Review | Tales from the Occult movie review: spooky anthology by Fruit Chan and others offers fun departures from Hong Kong cinema’s usual horror output
- Lower-budget horror movies are experiencing a renaissance in Hong Kong as borders remain a barrier to co-productions with China – enter Tales from the Occult
- The film is split into three segments, written and directed by three filmmakers, including Fruit Chan. Together they make an atmospheric Hong Kong horror movie
If there is one positive that the Hong Kong film industry could take from the pandemic, it is probably this: with borders shut, investors fixated on lucrative co-productions with China were suddenly willing to entertain pitches on smaller, Hong Kong-oriented genre films that otherwise have no place in today’s filmmaking ecosystem.
This has included a brief renaissance of lower-budget horror movies, the latest example of which is Tales from the Occult. Written and directed by three filmmakers of varying statures, the omnibus film features idiosyncratic stories, all set in old buildings.
It opens with the psychological thriller The Chink, the first directing effort by Macau-based screenwriter Wesley Hoi Ip-sang. In it, Cherry Ngan Cheuk-ling plays Yoyi, a pop singer who was traumatised as a high school student when she discovered a dead body in a back alley but did not report it.
When she moves into a newly redecorated flat, Yoyi has the feeling that something is creeping around – a fear not helped by the frequent absence of her best friend (Ng Wing-sze) and married boyfriend (Kelvin Kwan Chor-yiu). Is it the dead man from years back, her hunky neighbour or some random stranger that is behind her nightmare?

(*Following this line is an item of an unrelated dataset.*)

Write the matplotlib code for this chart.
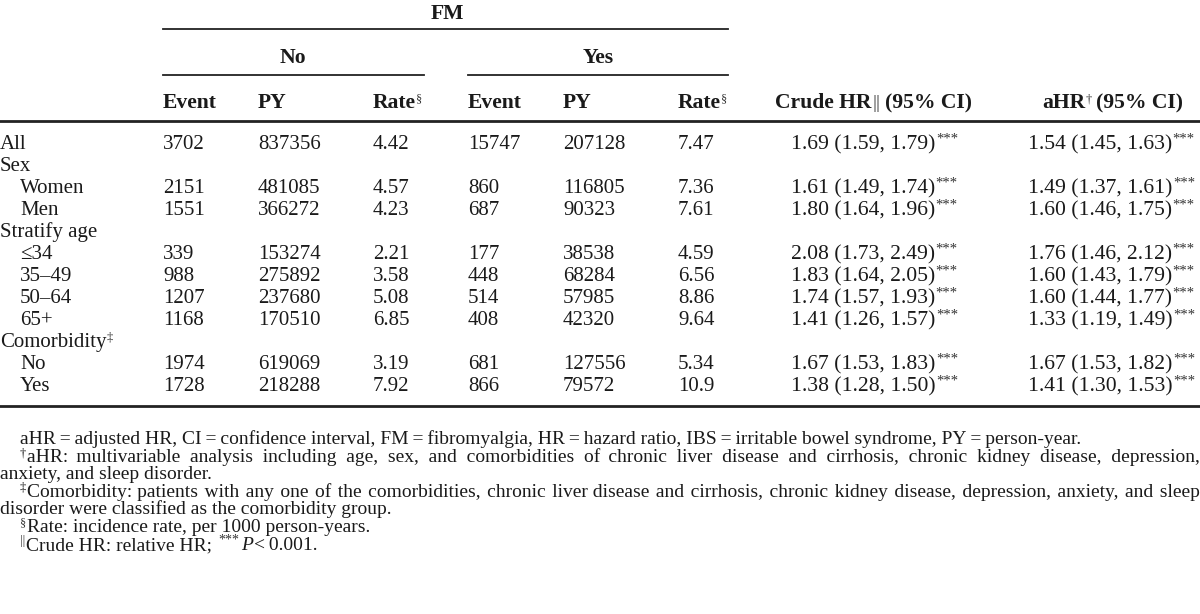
import matplotlib
matplotlib.use('Agg')
import matplotlib.pyplot as plt

plt.rcParams['font.family'] = ['Liberation Serif', 'DejaVu Serif']

# ---------------- data ----------------
row_labels = ['All', 'Sex', 'Women', 'Men', 'Stratify age', '≤34', '35–49', '50–64', '65+',
              'Comorbidity', 'No', 'Yes']
row_indent = [0, 0, 1, 1, 0, 1, 1, 1, 1, 0, 1, 1]
row_sup = ['', '', '', '', '', '', '', '', '', '‡', '', '']
event_no = [3702, None, 2151, 1551, None, 339, 988, 1207, 1168, None, 1974, 1728]
py_no = [837356, None, 481085, 366272, None, 153274, 275892, 237680, 170510, None, 619069, 218288]
rate_no = ['4.42', None, '4.57', '4.23', None, '2.21', '3.58', '5.08', '6.85', None, '3.19', '7.92']
event_yes = [15747, None, 860, 687, None, 177, 448, 514, 408, None, 681, 866]
py_yes = [207128, None, 116805, 90323, None, 38538, 68284, 57985, 42320, None, 127556, 79572]
rate_yes = ['7.47', None, '7.36', '7.61', None, '4.59', '6.56', '8.86', '9.64', None, '5.34', '10.9']
crude_hr = [(1.69, 1.59, 1.79), None, (1.61, 1.49, 1.74), (1.80, 1.64, 1.96), None,
            (2.08, 1.73, 2.49), (1.83, 1.64, 2.05), (1.74, 1.57, 1.93), (1.41, 1.26, 1.57), None,
            (1.67, 1.53, 1.83), (1.38, 1.28, 1.50)]
adj_hr = [(1.54, 1.45, 1.63), None, (1.49, 1.37, 1.61), (1.60, 1.46, 1.75), None,
          (1.76, 1.46, 2.12), (1.60, 1.43, 1.79), (1.60, 1.44, 1.77), (1.33, 1.19, 1.49), None,
          (1.67, 1.53, 1.82), (1.41, 1.30, 1.53)]
sig_mark = '***'

fn1 = "aHR\u2009=\u2009adjusted HR, CI\u2009=\u2009confidence interval, FM\u2009=\u2009fibromyalgia, HR\u2009=\u2009hazard ratio, IBS\u2009=\u2009irritable bowel syndrome, PY\u2009=\u2009person-year."
fn2a = "aHR: multivariable analysis including age, sex, and comorbidities of chronic liver disease and cirrhosis, chronic kidney disease, depression,"
fn2b = "anxiety, and sleep disorder."
fn3a = "Comorbidity: patients with any one of the comorbidities, chronic liver disease and cirrhosis, chronic kidney disease, depression, anxiety, and sleep"
fn3b = "disorder were classified as the comorbidity group."
fn4 = "Rate: incidence rate, per 1000 person-years."
fn5 = "Crude HR: relative HR; "

# ---------------- layout ----------------
W, H = 1200, 614
FS = 15.0      # table text
HFS = 15.6     # header / HR text
FFS = 14.0     # footnotes
SFS = 9.0      # superscripts
fig = plt.figure(figsize=(W / 100, H / 100), dpi=100)
ax = fig.add_axes([0, 0, 1, 1])
ax.set_xlim(0, W)
ax.set_ylim(H, 0)
ax.axis('off')
renderer = fig.canvas.get_renderer()
TXT_COLOR = '#1a1a1a'


def txt(x, y, s, fs=FS, ha='left', weight='normal', style='normal', color=TXT_COLOR):
    return ax.text(x, y, s, fontsize=fs, ha=ha, va='baseline', fontweight=weight,
                   fontstyle=style, color=color)


def width(t):
    return t.get_window_extent(renderer).width


def measure(s, fs=FS, weight='normal'):
    t = txt(0, 0, s, fs=fs, weight=weight)
    w = width(t)
    t.remove()
    return w


def with_sup(x, y, main, sup, weight='normal', fs=FS, sfs=SFS, sup_first=False,
             color='#333333', gap=0.0):
    if sup_first:
        s = txt(x, y - 6, sup, fs=sfs, color=color)
        xs = x + width(s) + 0.5
        m = txt(xs, y, main, fs=fs, weight=weight)
        return xs + width(m)
    m = txt(x, y, main, fs=fs, weight=weight)
    xe = x + width(m) + gap
    if sup:
        s = txt(xe, y - 6, sup, fs=sfs, color=color)
        xe += width(s)
    return xe


def justify(x0, x1, y, line, fs=FFS):
    """Single text string, widened with hair spaces to fill x0..x1."""
    words = line.split(' ')
    w0 = measure(line, fs=fs)
    hair = '\u200a'
    hw = measure('a' + hair * 10 + 'a', fs=fs) - measure('aa', fs=fs)
    hw /= 10.0
    extra = x1 - x0 - w0
    n_total = max(0, int(round(extra / hw))) if hw > 0 else 0
    gaps = len(words) - 1
    parts = [words[0]]
    for g in range(gaps):
        n = n_total * (g + 1) // gaps - n_total * g // gaps
        parts.append(' ' + hair * n + words[g + 1])
    txt(x0, y, ''.join(parts), fs=fs)


line_color = '#222222'

# header
txt(447, 19, 'FM', weight='bold', ha='center', fs=HFS)
ax.plot([163, 728], [29, 29], color=line_color, lw=1.3)
txt(293, 63, 'No', weight='bold', ha='center', fs=HFS)
txt(598, 63, 'Yes', weight='bold', ha='center', fs=HFS)
ax.plot([163, 424], [75, 75], color=line_color, lw=1.3)
ax.plot([468, 728], [75, 75], color=line_color, lw=1.3)

hy = 108
col_event = [163, 468]
col_py = [258, 563]
col_rate = [373, 678]
for k in range(2):
    txt(col_event[k], hy, 'Event', weight='bold', fs=HFS)
    txt(col_py[k], hy, 'PY', weight='bold', fs=HFS)
    with_sup(col_rate[k], hy, 'Rate', '§', weight='bold', fs=HFS)

xe = 775 + measure('Crude HR', fs=HFS, weight='bold')
txt(775, hy, 'Crude HR', weight='bold', fs=HFS)
bars = txt(xe + 1, hy, '||', weight='normal', fs=FS - 1, color='#444444')
txt(xe + 1 + width(bars) + 5, hy, '(95% CI)', weight='bold', fs=HFS)
xe = with_sup(1042, hy, 'aHR', '†', weight='bold', fs=HFS)
txt(xe + 5, hy, '(95% CI)', weight='bold', fs=HFS)

ax.plot([0, W], [121, 121], color=line_color, lw=2.0)

# body
y0 = 149
dy = 22
col_crude = 791
col_adj = 1028
for i, lab in enumerate(row_labels):
    y = y0 + i * dy
    x = 20 if row_indent[i] else 0
    with_sup(x, y, lab, row_sup[i])
    if event_no[i] is None:
        continue
    txt(col_event[0], y, str(event_no[i]))
    txt(col_py[0], y, str(py_no[i]))
    txt(col_rate[0], y, rate_no[i])
    txt(col_event[1], y, str(event_yes[i]))
    txt(col_py[1], y, str(py_yes[i]))
    txt(col_rate[1], y, rate_yes[i])
    c = crude_hr[i]
    with_sup(col_crude, y, f'{c[0]:.2f} ({c[1]:.2f}, {c[2]:.2f})', sig_mark,
             fs=HFS, sfs=10.5, gap=0.5)
    a = adj_hr[i]
    with_sup(col_adj, y, f'{a[0]:.2f} ({a[1]:.2f}, {a[2]:.2f})', sig_mark,
             fs=HFS, sfs=10.5, gap=0.5)

ax.plot([0, W], [406, 406], color=line_color, lw=2.0)

# footnotes
fy = [444, 462, 479, 497, 514, 532, 550]
txt(20, fy[0], fn1, fs=FFS)
s = txt(20, fy[1] - 6, '†', fs=SFS)
justify(20 + width(s) + 1, W, fy[1], fn2a)
txt(0, fy[2], fn2b, fs=FFS)
s = txt(20, fy[3] - 6, '‡', fs=SFS)
justify(20 + width(s) + 1, W, fy[3], fn3a)
txt(0, fy[4], fn3b, fs=FFS)
with_sup(20, fy[5], fn4, '§', fs=FFS, sup_first=True)
xe = with_sup(20, fy[6], fn5, '||', fs=FFS, sup_first=True)
s = txt(xe + 2, fy[6] - 6, sig_mark, fs=10, color='#333333')
xe = xe + 2 + width(s) + 1
p = txt(xe, fy[6], 'P', fs=FFS, style='italic')
xe += width(p) + 2
txt(xe, fy[6], '<\u20090.001.', fs=FFS)

fig.savefig('out.png', dpi=100)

Setting a satirical tone is Fruit Chan Gor’s Dead Mall, set in a possibly haunted shopping centre that was once the scene of a deadly fire. A lively opening sees unethical investment influencer Wilson (Jerry Lamb Hiu-fung) sing the praises of the half-empty venue during a live-stream … as paid extras wander around behind him.

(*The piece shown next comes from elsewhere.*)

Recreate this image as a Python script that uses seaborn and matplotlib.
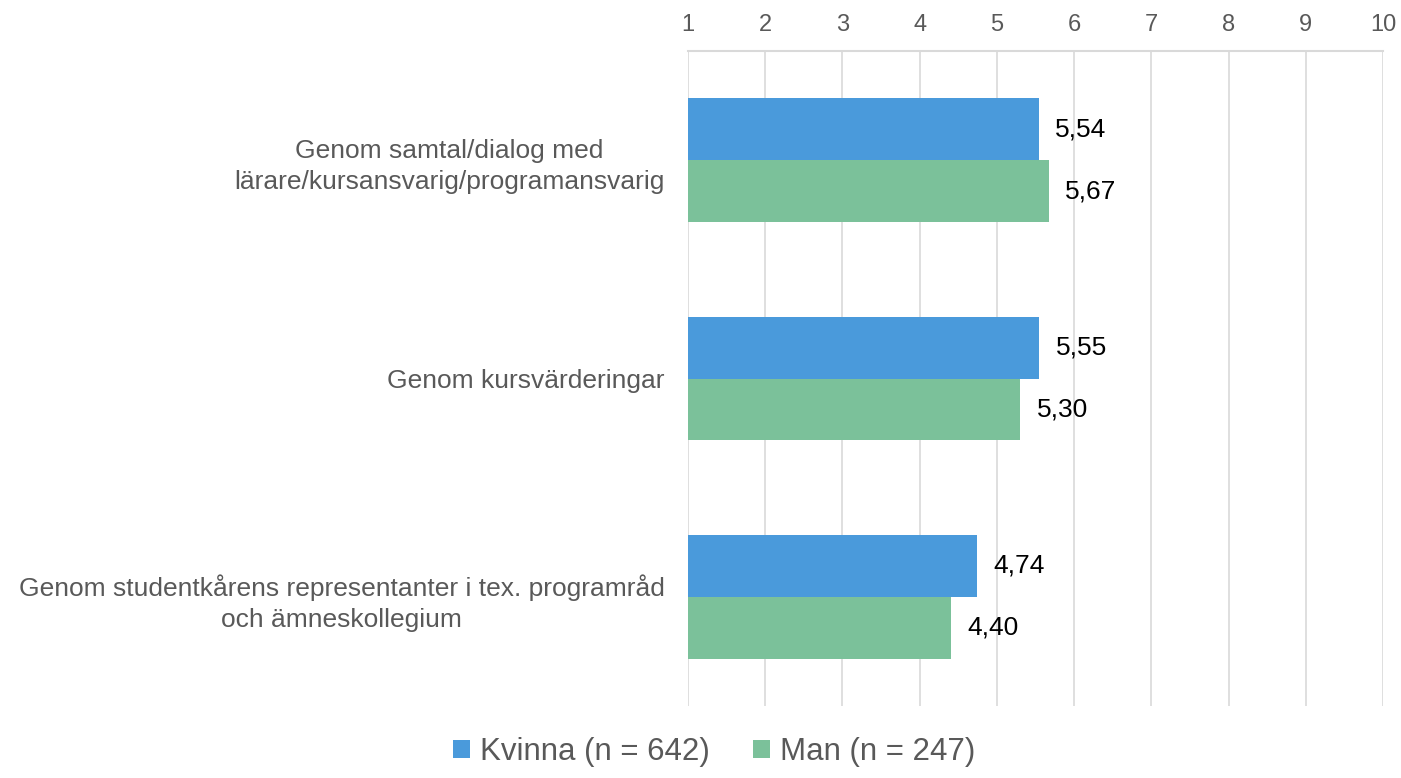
import matplotlib
matplotlib.use("Agg")
import matplotlib.pyplot as plt
import seaborn as sns
import pandas as pd
from matplotlib.patches import Patch

# Survey means on a 1-10 scale, per channel and gender
categories = [
    "Genom samtal/dialog med\nlärare/kursansvarig/programansvarig",
    "Genom kursvärderingar",
    "Genom studentkårens representanter i tex. programråd\noch ämneskollegium",
]
series_names = ["Kvinna (n = 642)", "Man (n = 247)"]
kvinna = [5.54, 5.55, 4.74]
man = [5.67, 5.30, 4.40]
x_ticks = list(range(1, 11))

colors = ["#4A9ADB", "#7BC19A"]
grid_color = "#D9D9D9"
text_grey = "#595959"

df = pd.DataFrame({
    "kategori": categories * 2,
    "grupp": [series_names[0]] * 3 + [series_names[1]] * 3,
    "medel": kvinna + man,
})

sns.set_theme(style="white")
plt.rcParams["font.family"] = ["Liberation Sans", "DejaVu Sans"]

W, H = 1401, 778
fig = plt.figure(figsize=(W / 100, H / 100), dpi=100)
ax = fig.add_axes([688 / W, 1 - 706 / H, (1383 - 688) / W, (706 - 51) / H])

sns.barplot(data=df, y="kategori", x="medel", hue="grupp", order=categories,
            hue_order=series_names, palette=colors, orient="h", width=0.567,
            gap=0, saturation=1, linewidth=0, ax=ax, legend=False, zorder=3)

ax.set_xlim(1, 10)
ax.set_ylim(2.5, -0.5)
ax.set_xticks(x_ticks)
ax.set_xticklabels([str(t) for t in x_ticks])
ax.xaxis.tick_top()
ax.tick_params(axis="x", length=0, pad=11, labelsize=17, labelcolor=text_grey)
ax.tick_params(axis="y", length=0, pad=17, labelsize=19, labelcolor=text_grey)
for lbl in ax.get_yticklabels():
    lbl.set_multialignment("center")
    lbl.set_linespacing(1.38)
ax.set_xlabel("")
ax.set_ylabel("")

ax.grid(axis="x", color=grid_color, linewidth=1.2, zorder=0)
ax.grid(axis="y", visible=False)
for side in ["left", "right", "bottom"]:
    ax.spines[side].set_visible(False)
ax.spines["top"].set_visible(True)
ax.spines["top"].set_color(grid_color)
ax.spines["top"].set_linewidth(1.5)

for cont in ax.containers:
    ax.bar_label(cont, labels=[f"{v:.2f}".replace(".", ",") for v in cont.datavalues],
                 padding=12, fontsize=19, color="black")

handles = [Patch(facecolor=c, edgecolor="none") for c in colors]
fig.legend(handles, series_names, loc="center", bbox_to_anchor=(714 / W, 1 - 752 / H),
           ncol=2, frameon=False, fontsize=22.5, labelcolor=text_grey,
           handlelength=0.55, handleheight=0.55, handletextpad=0.3, columnspacing=1.4)

fig.savefig("out.png", dpi=100)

Wilson soon sees a mysterious person in a gas mask lurking in the background, and he is joined by Cecilia So Lai-shan’s occult interest influencer. Chan’s segment then devolves into slasher territory and the non-linear story unfolds via three concurrent live-streams.
As the tenants ponder how to deal with that “thing” (preferably without making their properties’ values drop), Fung draws an unexpectedly funny performance from Richie Jen Hsien-chi, who plays a formidable gangster in hiding. The director’s ability to mix genres has been put to great use here.
Taken together, the parts of Tales from the Occult make a consistently atmospheric whole – and offer a welcome change of pace in Hong Kong horror cinema, which has grown increasingly stale.